I don't like money. I really don't. I don't like having any money either, of course, but not liking a lack of money is not the same as loving money. Conversely, money doesn't seem to like me very much either - perhaps this is why for most of my life the two of us have gone our separate ways.
Let me explain.
Growing up in a highly political but mouse-poor household in Zurich's Kreis 1, right next to Europe's biggest open heroin scene, the Platzspitz, from an early age I learned only one skill when it came to finances: none.
We had little, and what we had was immediately spent again: For health insurance premiums, telephone bills and the ridiculously low rent of our 3-room attic apartment with toilet in the hallway. For food, school supplies and occasionally a "new" piece of clothing from the Caritas store or the children's clothes exchange. That is how I grew up. Expensive toys were just as beyond my grasp as expensive hobbies, and I could only dream of Barbie's dream house - which wasn't only due to the money, but also to my single mother's feminist principles of life. But that's another topic.
Easy come, easy go.
This relationship with money - or rather, this lack of a relationship - has stuck with me to this day. To put it mildly, my approach to monetary resources is based on short-term parameters. I do not manage to save money, let alone increase it in any way. "Easy come, easy go," you might say.
However, this trait does not have only negative sides. I am not the least bit materialistically inclined, for example. For someone like me, who regularly loses or misplaces her possessions, such an attitude simply doesn't make sense. I don't attach myself to things and, for the most part, I pursue other goals in life than the accumulation of possessions. The driving forces behind what I do are fun, excitement, and the subjective sense of meaning. Already as a child, my standard answer to the question "What do you want to be when you grow up?" was succinct: a thick book with as many interesting chapters as possible.

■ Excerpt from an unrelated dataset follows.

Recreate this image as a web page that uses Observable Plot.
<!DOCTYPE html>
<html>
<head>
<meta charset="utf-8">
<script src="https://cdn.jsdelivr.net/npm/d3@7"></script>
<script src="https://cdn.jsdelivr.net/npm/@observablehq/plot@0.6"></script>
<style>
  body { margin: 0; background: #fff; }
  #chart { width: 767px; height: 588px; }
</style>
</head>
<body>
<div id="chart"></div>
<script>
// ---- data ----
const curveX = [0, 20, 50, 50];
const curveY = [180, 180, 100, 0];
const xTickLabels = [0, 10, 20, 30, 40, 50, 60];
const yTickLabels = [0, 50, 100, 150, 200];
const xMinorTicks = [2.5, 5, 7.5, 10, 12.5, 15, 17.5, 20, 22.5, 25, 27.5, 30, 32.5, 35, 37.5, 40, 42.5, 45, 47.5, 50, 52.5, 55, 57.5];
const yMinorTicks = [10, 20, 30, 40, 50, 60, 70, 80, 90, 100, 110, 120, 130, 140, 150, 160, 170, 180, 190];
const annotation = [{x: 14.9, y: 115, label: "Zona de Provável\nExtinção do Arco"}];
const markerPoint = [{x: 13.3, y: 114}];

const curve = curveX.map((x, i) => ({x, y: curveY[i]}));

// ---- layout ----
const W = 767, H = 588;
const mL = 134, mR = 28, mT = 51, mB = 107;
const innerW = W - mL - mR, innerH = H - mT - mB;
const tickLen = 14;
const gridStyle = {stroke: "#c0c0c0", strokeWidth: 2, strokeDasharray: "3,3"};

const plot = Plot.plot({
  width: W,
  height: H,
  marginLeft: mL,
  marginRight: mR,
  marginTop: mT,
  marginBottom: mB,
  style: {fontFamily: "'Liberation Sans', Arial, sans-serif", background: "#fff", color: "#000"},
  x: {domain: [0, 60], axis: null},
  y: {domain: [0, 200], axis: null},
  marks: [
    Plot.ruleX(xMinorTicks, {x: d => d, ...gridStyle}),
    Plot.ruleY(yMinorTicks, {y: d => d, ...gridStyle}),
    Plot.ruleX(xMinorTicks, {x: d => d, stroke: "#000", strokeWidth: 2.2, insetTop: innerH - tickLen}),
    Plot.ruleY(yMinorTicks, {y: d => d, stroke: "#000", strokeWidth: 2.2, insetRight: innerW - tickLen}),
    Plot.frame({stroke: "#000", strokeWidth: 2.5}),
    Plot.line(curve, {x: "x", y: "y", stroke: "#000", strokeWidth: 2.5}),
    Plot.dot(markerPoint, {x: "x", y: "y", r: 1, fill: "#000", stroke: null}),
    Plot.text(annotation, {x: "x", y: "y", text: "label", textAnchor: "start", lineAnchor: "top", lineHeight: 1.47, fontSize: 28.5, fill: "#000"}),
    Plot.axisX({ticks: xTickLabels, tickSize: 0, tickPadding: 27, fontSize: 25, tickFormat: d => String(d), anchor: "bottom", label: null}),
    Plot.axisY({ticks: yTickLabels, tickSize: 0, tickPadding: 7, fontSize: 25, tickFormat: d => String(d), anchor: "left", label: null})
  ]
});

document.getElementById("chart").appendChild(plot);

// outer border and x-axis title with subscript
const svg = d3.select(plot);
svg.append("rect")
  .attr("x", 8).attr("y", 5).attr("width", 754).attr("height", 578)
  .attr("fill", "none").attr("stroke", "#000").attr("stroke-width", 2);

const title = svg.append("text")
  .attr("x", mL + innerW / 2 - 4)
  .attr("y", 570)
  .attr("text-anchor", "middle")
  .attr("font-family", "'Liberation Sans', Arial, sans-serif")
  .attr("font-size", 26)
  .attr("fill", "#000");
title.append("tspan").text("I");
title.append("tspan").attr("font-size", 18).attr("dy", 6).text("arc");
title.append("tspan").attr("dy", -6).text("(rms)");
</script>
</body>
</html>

Such are the positive aspects of my deficient connection to material matters. However, if I cast a glance beyond the horizon of my own little self, this characteristic is quite problematic.
My indifference to money is a privilege.
For one thing, it reveals how privileged I am in spite of everything. Not having to be interested in monetary and material things is a huge privilege that few people are given. All my basic needs were always covered, despite a childhood at the Platzspitz featuring syringes thrown into the sandbox. I had the opportunity to go to school and did very well there - quick, clever, and eloquent as I am. I was encouraged, supported, and motivated to study. I had to finance my university education (journalism and economics, of all things!) myself, but within a system that makes this possible and enables people from educationally disadvantaged backgrounds to study. In short: I belong to the elite of humanity. And this, despite the fact that I am a woman!
A lot of girls are not granted this luxury. Two-thirds of all illiterate people worldwide are still female. Women still own only 40 percent of the world's wealth, with women in Europe and the USA being disproportionately better off than women in India or Africa. Most women still leave financial decisions to their partners - even here - and many more women are living below the poverty line compared to men.
So on the one hand, my lack of interest in money is a luxury that I can afford as a privileged, white, heterosexual Swiss woman. On the other hand, it also reflects a global phenomenon of inequality of opportunity between the sexes - which, of course, goes completely contrary to my convictions as a feminist.
I have therefore decided to improve my relationship with money, purely as a matter of principle. If I have more monetary resources, women have more monetary resources; after all, we all make up the statistics together. And if I in turn invest more monetary resources in women, I will not only become a richer woman but perhaps also a better person.